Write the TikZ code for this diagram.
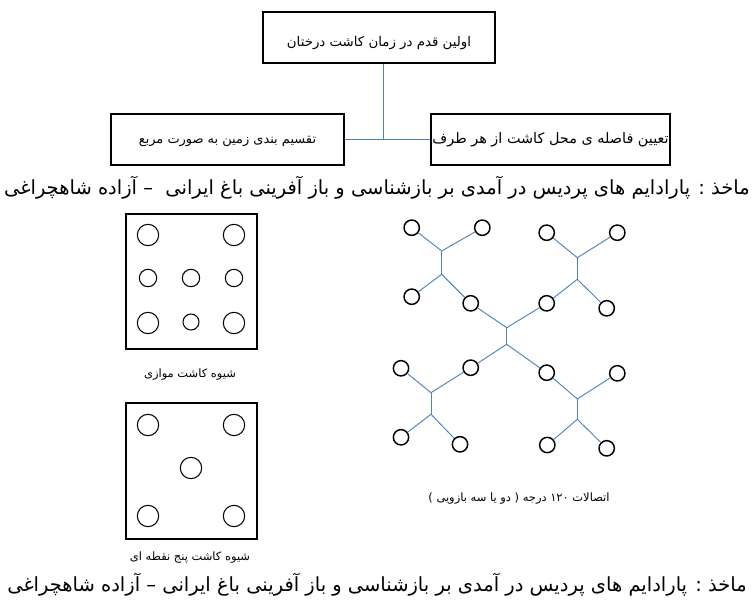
\documentclass[tikz,border=0pt]{standalone}
\usepackage{fontspec}
\newfontfamily\fa[Script=Arabic]{DejaVu Sans}
\TeXXeTstate=1
\definecolor{linkblue}{RGB}{79,129,189}

\begin{document}
\begin{tikzpicture}[x=0.75pt, y=-0.75pt]

    \tikzstyle{box}=[draw=black, line width=1.1pt, minimum height=38.25pt, inner sep=1pt, text height=8pt, text depth=2pt, font=\fa\fontsize{10}{12}\selectfont];
    \tikzstyle{frame}=[draw=black, line width=0.9pt, minimum width=98.25pt];
    \tikzstyle{seed}=[circle, draw=black, line width=0.8pt, inner sep=0pt];
    \tikzstyle{tree}=[circle, draw=black, line width=1.1pt, minimum size=11.5pt, inner sep=0pt];
    \tikzstyle{link}=[draw=linkblue, line width=0.7pt];
    \tikzstyle{source}=[font=\fa\fontsize{14.6}{16}\selectfont];
    \tikzstyle{note}=[font=\fa\fontsize{8.6}{10}\selectfont];

    \useasboundingbox (0,0) rectangle (754,603);

    % top chart
    \node[box, minimum width=174pt, text height=15pt, text depth=2pt] (first) at (379, 37.5) {\beginR اولین قدم در زمان کاشت درختان\endR};
    \node[box, minimum width=174.75pt, font=\fa\fontsize{9.7}{12}\selectfont] (square) at (227.5, 139.5) {\beginR تقسیم بندی زمین به صورت مربع\endR};
    \node[box, minimum width=179.25pt, font=\fa\fontsize{10.8}{12}\selectfont] (distance) at (550.5, 139.5) {\beginR تعیین فاصله ی محل کاشت از هر طرف\endR};
    \coordinate (hub) at (383, 139.5);

    \draw[link] (first.south -| hub) -- (hub);
    \draw[link] (square.east) -- (distance.west);

    \node[source] (src1) at (377, 188) {\beginR ماخذ : پارادایم های پردیس در آمدی بر بازشناسی و باز آفرینی باغ ایرانی\ \ – آزاده شاهچراغی\endR};

    % parallel planting
    \node[frame, minimum height=101.25pt] (par) at (191.5, 281.5) {};
    \node[seed, minimum size=16pt] (p1) at (148, 235) {};
    \node[seed, minimum size=16pt] (p2) at (234, 235) {};
    \node[seed, minimum size=13pt] (p3) at (148, 278) {};
    \node[seed, minimum size=13pt] (p4) at (191, 278) {};
    \node[seed, minimum size=13pt] (p5) at (234, 278) {};
    \node[seed, minimum size=16pt] (p6) at (148, 323) {};
    \node[seed, minimum size=12pt] (p7) at (191, 322) {};
    \node[seed, minimum size=16pt] (p8) at (234, 323) {};
    \node[note] (parlabel) at (190, 375) {\beginR شیوه کاشت موازی\endR};

    % five point planting
    \node[frame, minimum height=102pt] (five) at (191.5, 471) {};
    \node[seed, minimum size=16pt] (q1) at (148, 425) {};
    \node[seed, minimum size=16pt] (q2) at (234, 425) {};
    \node[seed, minimum size=16pt] (q3) at (191, 468) {};
    \node[seed, minimum size=16pt] (q4) at (148, 516) {};
    \node[seed, minimum size=16pt] (q5) at (234, 516) {};
    \node[note] (fivelabel) at (190, 558) {\beginR شیوه کاشت پنج نقطه ای\endR};

    % 120 degree joints
    \node[tree] (t1) at (411.7, 227.7) {};
    \node[tree] (t2) at (482.3, 227.7) {};
    \node[tree] (t3) at (411.7, 296.7) {};
    \node[tree] (t4) at (470.7, 303.3) {};
    \node[tree] (t5) at (546.7, 232.7) {};
    \node[tree] (t6) at (617.3, 232.7) {};
    \node[tree] (t7) at (546.7, 303.3) {};
    \node[tree] (t8) at (606.7, 308.3) {};
    \node[tree] (t9) at (470.7, 367.7) {};
    \node[tree] (t10) at (546.7, 372.7) {};
    \node[tree] (t11) at (401, 368.3) {};
    \node[tree] (t12) at (401, 437.3) {};
    \node[tree] (t13) at (460, 444.3) {};
    \node[tree] (t14) at (617.3, 373.3) {};
    \node[tree] (t15) at (547.3, 445) {};
    \node[tree] (t16) at (606.7, 448.3) {};

    \coordinate (j1) at (441.7, 251);
    \coordinate (k1) at (441.7, 274.3);
    \coordinate (j2) at (577.3, 257.7);
    \coordinate (k2) at (577.3, 279.3);
    \coordinate (j0) at (506.7, 327.7);
    \coordinate (k0) at (506.7, 344.3);
    \coordinate (j3) at (431, 392.7);
    \coordinate (k3) at (431, 414.3);
    \coordinate (j4) at (577.3, 399);
    \coordinate (k4) at (577.3, 419.3);

    \draw[link] (t1) -- (j1) -- (t2);
    \draw[link] (j1) -- (k1);
    \draw[link] (t3) -- (k1) -- (t4);

    \draw[link] (t5) -- (j2) -- (t6);
    \draw[link] (j2) -- (k2);
    \draw[link] (t7) -- (k2) -- (t8);

    \draw[link] (t4) -- (j0) -- (t7);
    \draw[link] (j0) -- (k0);
    \draw[link] (t9) -- (k0) -- (t10);

    \draw[link] (t11) -- (j3) -- (t9);
    \draw[link] (j3) -- (k3);
    \draw[link] (t12) -- (k3) -- (t13);

    \draw[link] (t10) -- (j4) -- (t14);
    \draw[link] (j4) -- (k4);
    \draw[link] (t15) -- (k4) -- (t16);

    \node[note] (treelabel) at (519, 499) {\beginR اتصالات ۱۲۰ درجه ( دو یا سه بازویی )\endR};

    \node[source] (src2) at (377, 585) {\beginR ماخذ : پارادایم های پردیس در آمدی بر بازشناسی و باز آفرینی باغ ایرانی – آزاده شاهچراغی\endR};

\end{tikzpicture}
\end{document}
---
#### [Problem]
Repeat the material exactly as it reads, without any of its pictures.

#### [Reply]
Write the TikZ code for this diagram.
\documentclass[tikz,border=0pt]{standalone}
\usepackage{fontspec}
\newfontfamily\fa[Script=Arabic]{DejaVu Sans}
\TeXXeTstate=1
\definecolor{linkblue}{RGB}{79,129,189}

\begin{document}
\begin{tikzpicture}[x=0.75pt, y=-0.75pt]

    \tikzstyle{box}=[draw=black, line width=1.1pt, minimum height=38.25pt, inner sep=1pt, text height=8pt, text depth=2pt, font=\fa\fontsize{10}{12}\selectfont];
    \tikzstyle{frame}=[draw=black, line width=0.9pt, minimum width=98.25pt];
    \tikzstyle{seed}=[circle, draw=black, line width=0.8pt, inner sep=0pt];
    \tikzstyle{tree}=[circle, draw=black, line width=1.1pt, minimum size=11.5pt, inner sep=0pt];
    \tikzstyle{link}=[draw=linkblue, line width=0.7pt];
    \tikzstyle{source}=[font=\fa\fontsize{14.6}{16}\selectfont];
    \tikzstyle{note}=[font=\fa\fontsize{8.6}{10}\selectfont];

    \useasboundingbox (0,0) rectangle (754,603);

    % top chart
    \node[box, minimum width=174pt, text height=15pt, text depth=2pt] (first) at (379, 37.5) {\beginR اولین قدم در زمان کاشت درختان\endR};
    \node[box, minimum width=174.75pt, font=\fa\fontsize{9.7}{12}\selectfont] (square) at (227.5, 139.5) {\beginR تقسیم بندی زمین به صورت مربع\endR};
    \node[box, minimum width=179.25pt, font=\fa\fontsize{10.8}{12}\selectfont] (distance) at (550.5, 139.5) {\beginR تعیین فاصله ی محل کاشت از هر طرف\endR};
    \coordinate (hub) at (383, 139.5);

    \draw[link] (first.south -| hub) -- (hub);
    \draw[link] (square.east) -- (distance.west);

    \node[source] (src1) at (377, 188) {\beginR ماخذ : پارادایم های پردیس در آمدی بر بازشناسی و باز آفرینی باغ ایرانی\ \ – آزاده شاهچراغی\endR};

    % parallel planting
    \node[frame, minimum height=101.25pt] (par) at (191.5, 281.5) {};
    \node[seed, minimum size=16pt] (p1) at (148, 235) {};
    \node[seed, minimum size=16pt] (p2) at (234, 235) {};
    \node[seed, minimum size=13pt] (p3) at (148, 278) {};
    \node[seed, minimum size=13pt] (p4) at (191, 278) {};
    \node[seed, minimum size=13pt] (p5) at (234, 278) {};
    \node[seed, minimum size=16pt] (p6) at (148, 323) {};
    \node[seed, minimum size=12pt] (p7) at (191, 322) {};
    \node[seed, minimum size=16pt] (p8) at (234, 323) {};
    \node[note] (parlabel) at (190, 375) {\beginR شیوه کاشت موازی\endR};

    % five point planting
    \node[frame, minimum height=102pt] (five) at (191.5, 471) {};
    \node[seed, minimum size=16pt] (q1) at (148, 425) {};
    \node[seed, minimum size=16pt] (q2) at (234, 425) {};
    \node[seed, minimum size=16pt] (q3) at (191, 468) {};
    \node[seed, minimum size=16pt] (q4) at (148, 516) {};
    \node[seed, minimum size=16pt] (q5) at (234, 516) {};
    \node[note] (fivelabel) at (190, 558) {\beginR شیوه کاشت پنج نقطه ای\endR};

    % 120 degree joints
    \node[tree] (t1) at (411.7, 227.7) {};
    \node[tree] (t2) at (482.3, 227.7) {};
    \node[tree] (t3) at (411.7, 296.7) {};
    \node[tree] (t4) at (470.7, 303.3) {};
    \node[tree] (t5) at (546.7, 232.7) {};
    \node[tree] (t6) at (617.3, 232.7) {};
    \node[tree] (t7) at (546.7, 303.3) {};
    \node[tree] (t8) at (606.7, 308.3) {};
    \node[tree] (t9) at (470.7, 367.7) {};
    \node[tree] (t10) at (546.7, 372.7) {};
    \node[tree] (t11) at (401, 368.3) {};
    \node[tree] (t12) at (401, 437.3) {};
    \node[tree] (t13) at (460, 444.3) {};
    \node[tree] (t14) at (617.3, 373.3) {};
    \node[tree] (t15) at (547.3, 445) {};
    \node[tree] (t16) at (606.7, 448.3) {};

    \coordinate (j1) at (441.7, 251);
    \coordinate (k1) at (441.7, 274.3);
    \coordinate (j2) at (577.3, 257.7);
    \coordinate (k2) at (577.3, 279.3);
    \coordinate (j0) at (506.7, 327.7);
    \coordinate (k0) at (506.7, 344.3);
    \coordinate (j3) at (431, 392.7);
    \coordinate (k3) at (431, 414.3);
    \coordinate (j4) at (577.3, 399);
    \coordinate (k4) at (577.3, 419.3);

    \draw[link] (t1) -- (j1) -- (t2);
    \draw[link] (j1) -- (k1);
    \draw[link] (t3) -- (k1) -- (t4);

    \draw[link] (t5) -- (j2) -- (t6);
    \draw[link] (j2) -- (k2);
    \draw[link] (t7) -- (k2) -- (t8);

    \draw[link] (t4) -- (j0) -- (t7);
    \draw[link] (j0) -- (k0);
    \draw[link] (t9) -- (k0) -- (t10);

    \draw[link] (t11) -- (j3) -- (t9);
    \draw[link] (j3) -- (k3);
    \draw[link] (t12) -- (k3) -- (t13);

    \draw[link] (t10) -- (j4) -- (t14);
    \draw[link] (j4) -- (k4);
    \draw[link] (t15) -- (k4) -- (t16);

    \node[note] (treelabel) at (519, 499) {\beginR اتصالات ۱۲۰ درجه ( دو یا سه بازویی )\endR};

    \node[source] (src2) at (377, 585) {\beginR ماخذ : پارادایم های پردیس در آمدی بر بازشناسی و باز آفرینی باغ ایرانی – آزاده شاهچراغی\endR};

\end{tikzpicture}
\end{document}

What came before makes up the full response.